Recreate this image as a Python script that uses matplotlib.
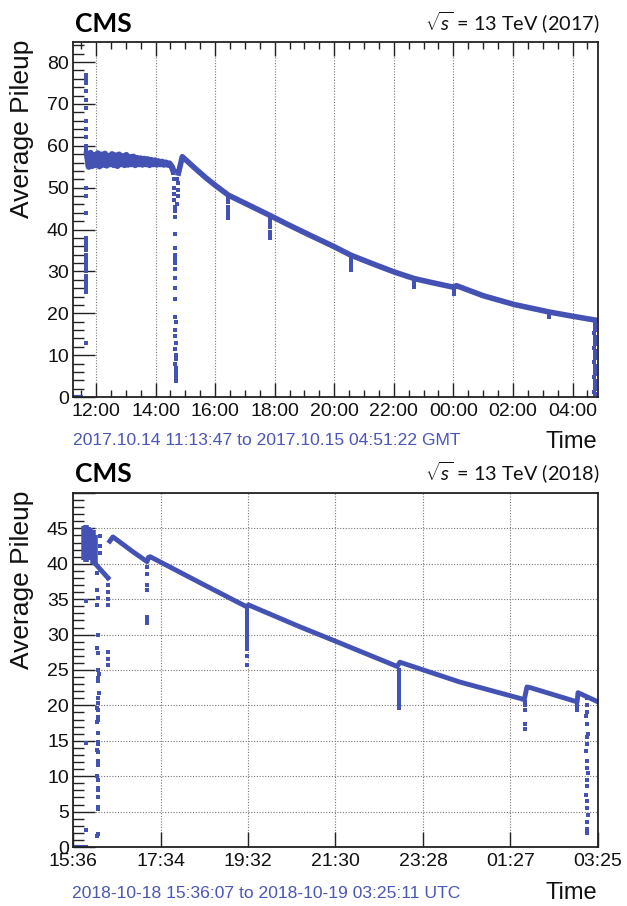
import numpy as np
import matplotlib
matplotlib.use("Agg")
import matplotlib.pyplot as plt
from matplotlib.ticker import FixedLocator, MultipleLocator, FuncFormatter

plt.rcParams['font.family'] = ['Liberation Sans', 'DejaVu Sans']
plt.rcParams['mathtext.fontset'] = 'custom'
plt.rcParams['mathtext.rm'] = 'Lato'
plt.rcParams['mathtext.it'] = 'Lato:italic'

BLUE = '#4452b4'
TXTBLUE = '#4a56b8'

# ---------------- 2017 fill (hours since 2017-10-14 00:00) ----------------
t17_range = [11.2297, 28.8561]
t17_ticks = [12, 14, 16, 18, 20, 22, 24, 26, 28]
t17_ticklabels = ['12:00', '14:00', '16:00', '18:00', '20:00', '22:00', '00:00', '02:00', '04:00']

zero17_t = [11.23, 11.57]
zero17_v = [0, 0]

spike17_t = [11.667] * 30
spike17_v = [77, 76, 75, 73, 71, 69, 66, 64, 62, 60, 59, 58, 50, 48, 44,
             38, 37, 36, 35, 34, 33, 32, 31, 30, 29, 28, 27, 26, 25, 13]

band17_t = [11.70, 11.76, 11.82, 11.88, 11.94, 12.00, 12.06, 12.12, 12.18, 12.24,
            12.30, 12.36, 12.42, 12.48, 12.54, 12.60, 12.66, 12.72, 12.78, 12.84,
            12.90, 12.96, 13.02, 13.08, 13.14, 13.20, 13.26, 13.32, 13.38, 13.44,
            13.50, 13.56, 13.62, 13.68, 13.74, 13.80, 13.86, 13.92, 13.98, 14.04,
            14.10, 14.16, 14.22, 14.28, 14.34, 14.40, 14.46, 14.52, 14.56, 14.60]
band17_v = [58.0, 55.0, 58.3, 55.2, 57.8, 55.4, 58.2, 55.1, 57.9, 55.5,
            58.1, 55.3, 57.6, 55.6, 58.0, 55.4, 57.7, 55.2, 57.9, 55.6,
            57.5, 55.4, 57.8, 55.5, 57.3, 55.6, 57.4, 55.4, 57.1, 55.6,
            57.0, 55.5, 56.9, 55.6, 56.8, 55.4, 56.6, 55.6, 56.5, 55.5,
            56.3, 55.6, 56.2, 55.5, 56.0, 55.5, 55.8, 55.3, 54.8, 54.0]

decay17_t = [14.77, 14.90, 15.3, 15.7, 16.0, 16.45, 17.0, 17.86, 18.5, 19.2,
             20.0, 20.55, 21.3, 22.0, 22.68, 23.3, 24.02, 24.1, 25.0, 26.04,
             27.22, 28.0, 28.74, 28.856]
decay17_v = [53.5, 57.4, 54.8, 52.3, 50.6, 48.2, 46.3, 43.3, 41.0, 38.6,
             35.9, 33.9, 31.8, 29.9, 28.3, 27.3, 26.2, 26.6, 24.2, 22.1,
             20.3, 19.3, 18.4, 18.3]

dip17_t = [14.60, 14.61, 14.62, 14.63, 14.63, 14.64, 14.64, 14.65, 14.66, 14.66,
           14.66, 14.67, 14.67, 14.66, 14.67, 14.67, 14.66, 14.67, 14.68, 14.67,
           14.67, 14.68, 14.67, 14.68, 14.68, 14.67, 14.68, 14.68, 14.69, 14.69,
           14.70, 14.74, 14.75, 14.76, 14.72, 14.72, 14.71,
           16.45, 16.45, 16.45, 16.45, 16.45, 16.45,
           17.86, 17.86, 17.86, 17.86, 17.86, 17.86,
           20.55, 20.55, 20.55, 20.55, 20.55,
           22.68, 22.68, 22.68, 22.68,
           24.02, 24.02, 24.02, 24.02,
           27.22, 27.22, 27.22]
dip17_v = [53.5, 52, 50, 48.5, 47, 45.5, 44.5, 43, 39, 35.5,
           34, 33, 32, 30.5, 28.5, 26, 23.5, 19, 18, 16,
           14.5, 13, 11.5, 10, 9, 8, 7, 6, 5, 4,
           3.8, 51, 49.5, 48, 46, 52, 54,
           47.5, 46.5, 45.5, 44.5, 43.5, 42.8,
           42.5, 41.5, 40.5, 39.5, 38.5, 38,
           33, 32.2, 31.5, 30.8, 30.3,
           27.8, 27.2, 26.7, 26.3,
           25.8, 25.3, 24.9, 24.6,
           19.8, 19.4, 19.0]

end17_t = [28.74, 28.75, 28.74, 28.73, 28.74, 28.75, 28.74, 28.73, 28.74, 28.75,
           28.74, 28.73, 28.74, 28.75, 28.74, 28.73, 28.74, 28.75, 28.74, 28.73, 28.74]
end17_v = [17.5, 16.8, 16, 15.2, 14.3, 13.5, 12.6, 11.8, 11, 10,
           9.2, 8.3, 7.4, 6.5, 5.6, 4.7, 3.8, 2.9, 2, 1.2, 0.6]

# ---------------- 2018 fill (hours since 2018-10-18 00:00) ----------------
t18_range = [15.602, 27.420]
t18_ticks = [15.602, 17.572, 19.541, 21.511, 23.481, 25.450, 27.420]
t18_ticklabels = ['15:36', '17:34', '19:32', '21:30', '23:28', '01:27', '03:25']

zero18_t = [15.60, 15.94]
zero18_v = [0, 0]

cluster18_t = [15.86, 15.90, 15.94, 15.98, 16.02, 16.06, 16.10]
cluster18_lo = [40.5, 40.2, 41.0, 40.5, 40.8, 40.0, 39.8]
cluster18_hi = [45.3, 45.5, 45.2, 45.0, 44.5, 44.8, 44.0]

seg18_a_t = [16.12, 16.39]
seg18_a_v = [39.9, 38.0]

decay18_t = [16.43, 16.50, 16.95, 17.27, 17.30, 17.34, 18.5, 19.52, 19.55, 20.71,
             21.46, 22.90, 22.96, 23.01, 24.31, 25.66, 25.76, 25.82, 25.90, 26.95,
             26.97, 27.42]
decay18_v = [43.2, 43.8, 41.7, 40.3, 40.9, 41.0, 37.2, 33.9, 34.2, 31.1,
             29.2, 25.5, 26.1, 26.0, 23.3, 21.0, 20.8, 22.6, 22.5, 20.5,
             21.8, 20.5]

scat18_t = [16.17, 16.18, 16.16, 16.17, 16.18, 16.16, 16.17, 16.15, 16.16, 16.17,
            16.16, 16.15, 16.16, 16.17, 16.16, 16.15, 16.16, 16.17, 16.16, 16.15,
            16.21, 16.21, 16.21, 16.14, 16.15, 16.16, 16.15, 16.16, 16.15, 16.16,
            16.16, 16.17,
            16.38, 16.38, 16.38, 16.38, 16.38, 16.39, 16.39, 16.39,
            15.89, 15.89, 15.89,
            17.27, 17.27, 17.27, 17.27, 17.27, 17.27, 17.27,
            19.53, 19.53, 19.53, 19.53, 19.53, 19.53, 19.53, 19.53, 19.53, 19.53,
            19.53, 19.53, 19.53, 19.53,
            22.93, 22.93, 22.93, 22.93, 22.93, 22.93, 22.93, 22.93, 22.93, 22.93,
            22.93, 22.93,
            25.78, 25.78, 25.78, 25.78, 25.78,
            26.95, 26.95, 26.95]
scat18_v = [25.0, 24.5, 23.8, 23.4, 21.7, 21.0, 20.4, 19.6, 19.3, 18.4,
            17.9, 17.6, 16.1, 14.9, 14.6, 13.7, 13.4, 12.1, 11.6, 10.0,
            43.9, 42.5, 41.5, 38.7, 36.3, 35.2, 34.2, 30.0, 28.1, 27.4,
            9.4, 8.3,
            38.0, 37.0, 36.0, 35.0, 34.2, 27.6, 26.5, 25.7,
            34.8, 14.7, 2.4,
            39.5, 38.5, 37.0, 36.3, 32.5, 32.0, 31.7,
            33.5, 33.0, 32.5, 32.0, 31.5, 31.0, 30.5, 30.0, 29.5, 29.0,
            28.5, 28.0, 27.0, 25.7,
            25.0, 24.5, 24.0, 23.5, 23.0, 22.5, 22.0, 21.5, 21.0, 20.5,
            20.0, 19.7,
            20.5, 20.0, 19.4, 17.4, 16.7,
            20.2, 19.8, 19.4]

low18_t = [16.16, 16.17, 16.16, 16.17, 16.16, 16.15]
low18_v = [8.0, 7.1, 5.6, 5.4, 1.9, 1.5]

end18_t = [27.17, 27.18, 27.17, 27.16, 27.18, 27.19, 27.17, 27.18, 27.16, 27.17,
           27.18, 27.19, 27.18, 27.17, 27.16, 27.17, 27.18, 27.19, 27.18, 27.17, 27.18]
end18_v = [21, 20, 19, 18.5, 17.4, 16.0, 15.5, 14.5, 13.6, 12.2,
           11.2, 10.5, 9.5, 8.6, 7.4, 6.5, 5.5, 4.5, 3.5, 2.5, 2.0]

W, H = 627, 906
fig = plt.figure(figsize=(W / 100, H / 100), dpi=100)

ax1 = fig.add_axes([73 / W, 1 - 397 / H, 525 / W, 355 / H])
ax2 = fig.add_axes([73 / W, 1 - 847 / H, 525 / W, 354 / H])

ms = 3.0
# top panel
ax1.plot(zero17_t, zero17_v, color=BLUE, lw=3, solid_capstyle='butt')
ax1.plot(spike17_t, spike17_v, 's', color=BLUE, ms=ms, mew=0)
ax1.plot(band17_t, band17_v, color=BLUE, lw=4.5)
ax1.plot(decay17_t, decay17_v, color=BLUE, lw=4)
ax1.plot(dip17_t, dip17_v, 's', color=BLUE, ms=ms, mew=0)
ax1.plot(end17_t, end17_v, 's', color=BLUE, ms=ms, mew=0)

# bottom panel
ax2.plot(zero18_t, zero18_v, color=BLUE, lw=3, solid_capstyle='butt')
ax2.vlines(cluster18_t, cluster18_lo, cluster18_hi, color=BLUE, lw=4)
ax2.plot(seg18_a_t, seg18_a_v, color=BLUE, lw=3.5)
ax2.plot(decay18_t, decay18_v, color=BLUE, lw=3.5)
ax2.plot(scat18_t, scat18_v, 's', color=BLUE, ms=ms, mew=0)
ax2.plot(low18_t, low18_v, 's', color=BLUE, ms=ms, mew=0)
ax2.plot(end18_t, end18_v, 's', color=BLUE, ms=ms, mew=0)

tickfont = 14
for ax in (ax1, ax2):
    for s in ax.spines.values():
        s.set_linewidth(1.3)
        s.set_color('#222222')
    ax.tick_params(axis='both', which='both', direction='in', labelsize=tickfont,
                   colors='#222222', labelcolor='#111111')

# top axis config
ax1.set_xlim(*t17_range)
ax1.set_ylim(0, 84.8)
ax1.xaxis.set_major_locator(FixedLocator(t17_ticks))
ax1.set_xticklabels(t17_ticklabels)
ax1.xaxis.set_minor_locator(MultipleLocator(0.5))
ax1.yaxis.set_major_locator(MultipleLocator(10))
ax1.yaxis.set_minor_locator(MultipleLocator(2))
ax1.tick_params(axis='x', which='major', length=10, width=1, top=True, pad=4)
ax1.tick_params(axis='x', which='minor', length=5, width=1, top=True)
ax1.tick_params(axis='y', which='major', length=16, width=1, pad=3)
ax1.tick_params(axis='y', which='minor', length=8, width=1)
ax1.grid(axis='x', which='major', linestyle=(0, (1, 1.5)), color='#777777', lw=0.8)

# bottom axis config
ax2.set_xlim(*t18_range)
ax2.set_ylim(0, 50)
ax2.xaxis.set_major_locator(FixedLocator(t18_ticks))
ax2.set_xticklabels(t18_ticklabels)
ax2.yaxis.set_major_locator(MultipleLocator(5))
ax2.yaxis.set_minor_locator(MultipleLocator(1))
ax2.yaxis.set_major_formatter(FuncFormatter(lambda v, p: '' if v >= 49.9 else f'{v:.0f}'))
ax2.tick_params(axis='x', which='major', length=11, width=1, pad=4)
ax2.tick_params(axis='y', which='major', length=16, width=1, pad=3)
ax2.tick_params(axis='y', which='minor', length=8, width=1)
ax2.grid(which='major', linestyle=(0, (1, 1.5)), color='#777777', lw=0.8)

for ax in (ax1, ax2):
    ax.set_axisbelow(True)

# texts
def px(x, y):
    return x / W, 1 - y / H

for top, axtop, energy in (
        (0, 42, r'$\sqrt{s}$ = 13 TeV (2017)'),
        (450, 493, r'$\sqrt{s}$ = 13 TeV (2018)')):
    fig.text(*px(22, axtop - 2), 'Average Pileup', rotation=90, ha='center', va='top',
             fontsize=19, color='#111111')
    fig.text(*px(75, top + 32), 'CMS', family='Lato', weight='bold', fontsize=19,
             ha='left', va='baseline', color='#000000')
    fig.text(*px(600, top + 30), energy, family='Lato', fontsize=14.3,
             ha='right', va='baseline', color='#111111')

fig.text(*px(73, 440), '2017.10.14 11:13:47 to 2017.10.15 04:51:22 GMT', fontsize=12.6,
         color=TXTBLUE, ha='left', va='center')
fig.text(*px(597, 442), 'Time', fontsize=17, ha='right', va='center', color='#111111')
fig.text(*px(72, 893), '2018-10-18 15:36:07 to 2018-10-19 03:25:11 UTC', fontsize=12.6,
         color=TXTBLUE, ha='left', va='center')
fig.text(*px(597, 893), 'Time', fontsize=17, ha='right', va='center', color='#111111')

fig.savefig('out.png', dpi=100, facecolor='white')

◆ **PROBLEM DETAILS**:
Leave out the pictures and restate, word for word, the lines from the top of the data through the line containing "TXTBLUE = '#4a56b8'", both included.

◆ **RESULT FOR THIS EXERCISE**:
Recreate this image as a Python script that uses matplotlib.
import numpy as np
import matplotlib
matplotlib.use("Agg")
import matplotlib.pyplot as plt
from matplotlib.ticker import FixedLocator, MultipleLocator, FuncFormatter

plt.rcParams['font.family'] = ['Liberation Sans', 'DejaVu Sans']
plt.rcParams['mathtext.fontset'] = 'custom'
plt.rcParams['mathtext.rm'] = 'Lato'
plt.rcParams['mathtext.it'] = 'Lato:italic'

BLUE = '#4452b4'
TXTBLUE = '#4a56b8'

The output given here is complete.